> _STATED EXERCISE_
Transcribe every line, keeping it exact.

> _DATA EXTRACT_
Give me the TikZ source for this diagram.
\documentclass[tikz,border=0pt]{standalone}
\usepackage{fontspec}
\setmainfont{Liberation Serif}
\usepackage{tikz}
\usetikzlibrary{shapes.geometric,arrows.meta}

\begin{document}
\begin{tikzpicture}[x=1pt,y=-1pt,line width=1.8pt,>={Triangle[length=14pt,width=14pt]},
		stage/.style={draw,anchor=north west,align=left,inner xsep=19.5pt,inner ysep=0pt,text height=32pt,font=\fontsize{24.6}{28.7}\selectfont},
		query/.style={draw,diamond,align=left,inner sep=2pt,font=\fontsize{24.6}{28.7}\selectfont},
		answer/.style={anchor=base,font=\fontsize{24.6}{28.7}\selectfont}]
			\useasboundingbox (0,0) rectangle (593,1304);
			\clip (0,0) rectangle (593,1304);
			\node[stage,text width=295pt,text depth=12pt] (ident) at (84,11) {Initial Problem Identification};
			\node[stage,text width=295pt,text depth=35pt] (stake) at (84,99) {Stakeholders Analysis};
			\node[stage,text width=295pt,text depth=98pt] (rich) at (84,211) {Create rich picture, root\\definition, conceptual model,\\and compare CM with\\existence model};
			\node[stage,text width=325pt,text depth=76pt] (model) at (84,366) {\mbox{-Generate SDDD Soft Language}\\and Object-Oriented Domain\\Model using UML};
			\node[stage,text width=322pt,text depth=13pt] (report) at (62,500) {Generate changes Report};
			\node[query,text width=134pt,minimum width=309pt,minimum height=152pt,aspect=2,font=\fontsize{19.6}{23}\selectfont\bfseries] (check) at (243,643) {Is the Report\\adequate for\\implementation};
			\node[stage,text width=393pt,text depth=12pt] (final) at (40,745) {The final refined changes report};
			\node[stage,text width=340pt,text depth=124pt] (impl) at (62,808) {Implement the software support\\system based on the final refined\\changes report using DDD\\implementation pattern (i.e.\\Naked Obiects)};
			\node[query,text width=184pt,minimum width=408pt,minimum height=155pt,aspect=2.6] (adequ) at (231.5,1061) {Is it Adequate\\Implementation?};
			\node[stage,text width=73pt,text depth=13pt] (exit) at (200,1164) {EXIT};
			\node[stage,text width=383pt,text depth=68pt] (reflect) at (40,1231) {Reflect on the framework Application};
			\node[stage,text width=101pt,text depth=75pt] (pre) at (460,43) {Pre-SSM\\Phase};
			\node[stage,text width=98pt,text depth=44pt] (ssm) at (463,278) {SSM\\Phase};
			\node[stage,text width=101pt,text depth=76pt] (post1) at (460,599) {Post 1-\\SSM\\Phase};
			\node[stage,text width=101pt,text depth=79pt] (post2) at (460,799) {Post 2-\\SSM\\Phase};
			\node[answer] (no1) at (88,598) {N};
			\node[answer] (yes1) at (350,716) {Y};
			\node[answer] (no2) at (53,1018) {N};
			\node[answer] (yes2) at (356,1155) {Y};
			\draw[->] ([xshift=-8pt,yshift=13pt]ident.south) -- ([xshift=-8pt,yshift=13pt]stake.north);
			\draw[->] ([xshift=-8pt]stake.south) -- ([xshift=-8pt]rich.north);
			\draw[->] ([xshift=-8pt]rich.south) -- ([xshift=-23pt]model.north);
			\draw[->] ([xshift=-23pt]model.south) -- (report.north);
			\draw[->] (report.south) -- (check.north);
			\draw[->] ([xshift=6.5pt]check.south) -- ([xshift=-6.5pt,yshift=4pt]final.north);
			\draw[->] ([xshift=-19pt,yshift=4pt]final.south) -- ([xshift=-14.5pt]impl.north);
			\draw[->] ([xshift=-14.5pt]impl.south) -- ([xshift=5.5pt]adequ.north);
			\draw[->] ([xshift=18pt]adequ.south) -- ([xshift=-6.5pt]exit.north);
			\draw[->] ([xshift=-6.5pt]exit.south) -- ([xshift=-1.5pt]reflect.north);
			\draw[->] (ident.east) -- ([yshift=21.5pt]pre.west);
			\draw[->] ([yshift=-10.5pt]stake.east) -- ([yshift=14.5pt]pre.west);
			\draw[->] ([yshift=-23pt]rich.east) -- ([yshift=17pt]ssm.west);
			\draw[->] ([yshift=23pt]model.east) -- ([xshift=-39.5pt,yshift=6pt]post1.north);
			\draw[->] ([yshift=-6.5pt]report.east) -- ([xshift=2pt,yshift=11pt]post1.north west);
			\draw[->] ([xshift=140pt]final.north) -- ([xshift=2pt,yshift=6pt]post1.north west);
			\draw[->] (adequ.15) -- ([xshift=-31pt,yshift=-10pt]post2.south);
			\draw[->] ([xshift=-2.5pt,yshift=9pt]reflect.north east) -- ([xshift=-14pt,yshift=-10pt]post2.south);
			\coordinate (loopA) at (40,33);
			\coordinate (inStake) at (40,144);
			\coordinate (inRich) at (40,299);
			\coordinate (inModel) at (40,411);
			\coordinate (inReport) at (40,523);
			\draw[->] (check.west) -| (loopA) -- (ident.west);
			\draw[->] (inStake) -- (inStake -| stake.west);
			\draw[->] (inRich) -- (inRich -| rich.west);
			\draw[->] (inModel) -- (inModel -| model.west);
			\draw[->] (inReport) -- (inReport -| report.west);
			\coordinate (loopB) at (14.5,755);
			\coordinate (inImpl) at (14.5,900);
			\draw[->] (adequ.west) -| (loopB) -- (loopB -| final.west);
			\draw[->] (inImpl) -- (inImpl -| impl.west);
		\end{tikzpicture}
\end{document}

> _TASK OUTPUT_
Give me the TikZ source for this diagram.
\documentclass[tikz,border=0pt]{standalone}
\usepackage{fontspec}
\setmainfont{Liberation Serif}
\usepackage{tikz}
\usetikzlibrary{shapes.geometric,arrows.meta}

\begin{document}
\begin{tikzpicture}[x=1pt,y=-1pt,line width=1.8pt,>={Triangle[length=14pt,width=14pt]},
		stage/.style={draw,anchor=north west,align=left,inner xsep=19.5pt,inner ysep=0pt,text height=32pt,font=\fontsize{24.6}{28.7}\selectfont},
		query/.style={draw,diamond,align=left,inner sep=2pt,font=\fontsize{24.6}{28.7}\selectfont},
		answer/.style={anchor=base,font=\fontsize{24.6}{28.7}\selectfont}]
			\useasboundingbox (0,0) rectangle (593,1304);
			\clip (0,0) rectangle (593,1304);
			\node[stage,text width=295pt,text depth=12pt] (ident) at (84,11) {Initial Problem Identification};
			\node[stage,text width=295pt,text depth=35pt] (stake) at (84,99) {Stakeholders Analysis};
			\node[stage,text width=295pt,text depth=98pt] (rich) at (84,211) {Create rich picture, root\\definition, conceptual model,\\and compare CM with\\existence model};
			\node[stage,text width=325pt,text depth=76pt] (model) at (84,366) {\mbox{-Generate SDDD Soft Language}\\and Object-Oriented Domain\\Model using UML};
			\node[stage,text width=322pt,text depth=13pt] (report) at (62,500) {Generate changes Report};
			\node[query,text width=134pt,minimum width=309pt,minimum height=152pt,aspect=2,font=\fontsize{19.6}{23}\selectfont\bfseries] (check) at (243,643) {Is the Report\\adequate for\\implementation};
			\node[stage,text width=393pt,text depth=12pt] (final) at (40,745) {The final refined changes report};
			\node[stage,text width=340pt,text depth=124pt] (impl) at (62,808) {Implement the software support\\system based on the final refined\\changes report using DDD\\implementation pattern (i.e.\\Naked Obiects)};
			\node[query,text width=184pt,minimum width=408pt,minimum height=155pt,aspect=2.6] (adequ) at (231.5,1061) {Is it Adequate\\Implementation?};
			\node[stage,text width=73pt,text depth=13pt] (exit) at (200,1164) {EXIT};
			\node[stage,text width=383pt,text depth=68pt] (reflect) at (40,1231) {Reflect on the framework Application};
			\node[stage,text width=101pt,text depth=75pt] (pre) at (460,43) {Pre-SSM\\Phase};
			\node[stage,text width=98pt,text depth=44pt] (ssm) at (463,278) {SSM\\Phase};
			\node[stage,text width=101pt,text depth=76pt] (post1) at (460,599) {Post 1-\\SSM\\Phase};
			\node[stage,text width=101pt,text depth=79pt] (post2) at (460,799) {Post 2-\\SSM\\Phase};
			\node[answer] (no1) at (88,598) {N};
			\node[answer] (yes1) at (350,716) {Y};
			\node[answer] (no2) at (53,1018) {N};
			\node[answer] (yes2) at (356,1155) {Y};
			\draw[->] ([xshift=-8pt,yshift=13pt]ident.south) -- ([xshift=-8pt,yshift=13pt]stake.north);
			\draw[->] ([xshift=-8pt]stake.south) -- ([xshift=-8pt]rich.north);
			\draw[->] ([xshift=-8pt]rich.south) -- ([xshift=-23pt]model.north);
			\draw[->] ([xshift=-23pt]model.south) -- (report.north);
			\draw[->] (report.south) -- (check.north);
			\draw[->] ([xshift=6.5pt]check.south) -- ([xshift=-6.5pt,yshift=4pt]final.north);
			\draw[->] ([xshift=-19pt,yshift=4pt]final.south) -- ([xshift=-14.5pt]impl.north);
			\draw[->] ([xshift=-14.5pt]impl.south) -- ([xshift=5.5pt]adequ.north);
			\draw[->] ([xshift=18pt]adequ.south) -- ([xshift=-6.5pt]exit.north);
			\draw[->] ([xshift=-6.5pt]exit.south) -- ([xshift=-1.5pt]reflect.north);
			\draw[->] (ident.east) -- ([yshift=21.5pt]pre.west);
			\draw[->] ([yshift=-10.5pt]stake.east) -- ([yshift=14.5pt]pre.west);
			\draw[->] ([yshift=-23pt]rich.east) -- ([yshift=17pt]ssm.west);
			\draw[->] ([yshift=23pt]model.east) -- ([xshift=-39.5pt,yshift=6pt]post1.north);
			\draw[->] ([yshift=-6.5pt]report.east) -- ([xshift=2pt,yshift=11pt]post1.north west);
			\draw[->] ([xshift=140pt]final.north) -- ([xshift=2pt,yshift=6pt]post1.north west);
			\draw[->] (adequ.15) -- ([xshift=-31pt,yshift=-10pt]post2.south);
			\draw[->] ([xshift=-2.5pt,yshift=9pt]reflect.north east) -- ([xshift=-14pt,yshift=-10pt]post2.south);
			\coordinate (loopA) at (40,33);
			\coordinate (inStake) at (40,144);
			\coordinate (inRich) at (40,299);
			\coordinate (inModel) at (40,411);
			\coordinate (inReport) at (40,523);
			\draw[->] (check.west) -| (loopA) -- (ident.west);
			\draw[->] (inStake) -- (inStake -| stake.west);
			\draw[->] (inRich) -- (inRich -| rich.west);
			\draw[->] (inModel) -- (inModel -| model.west);
			\draw[->] (inReport) -- (inReport -| report.west);
			\coordinate (loopB) at (14.5,755);
			\coordinate (inImpl) at (14.5,900);
			\draw[->] (adequ.west) -| (loopB) -- (loopB -| final.west);
			\draw[->] (inImpl) -- (inImpl -| impl.west);
		\end{tikzpicture}
\end{document}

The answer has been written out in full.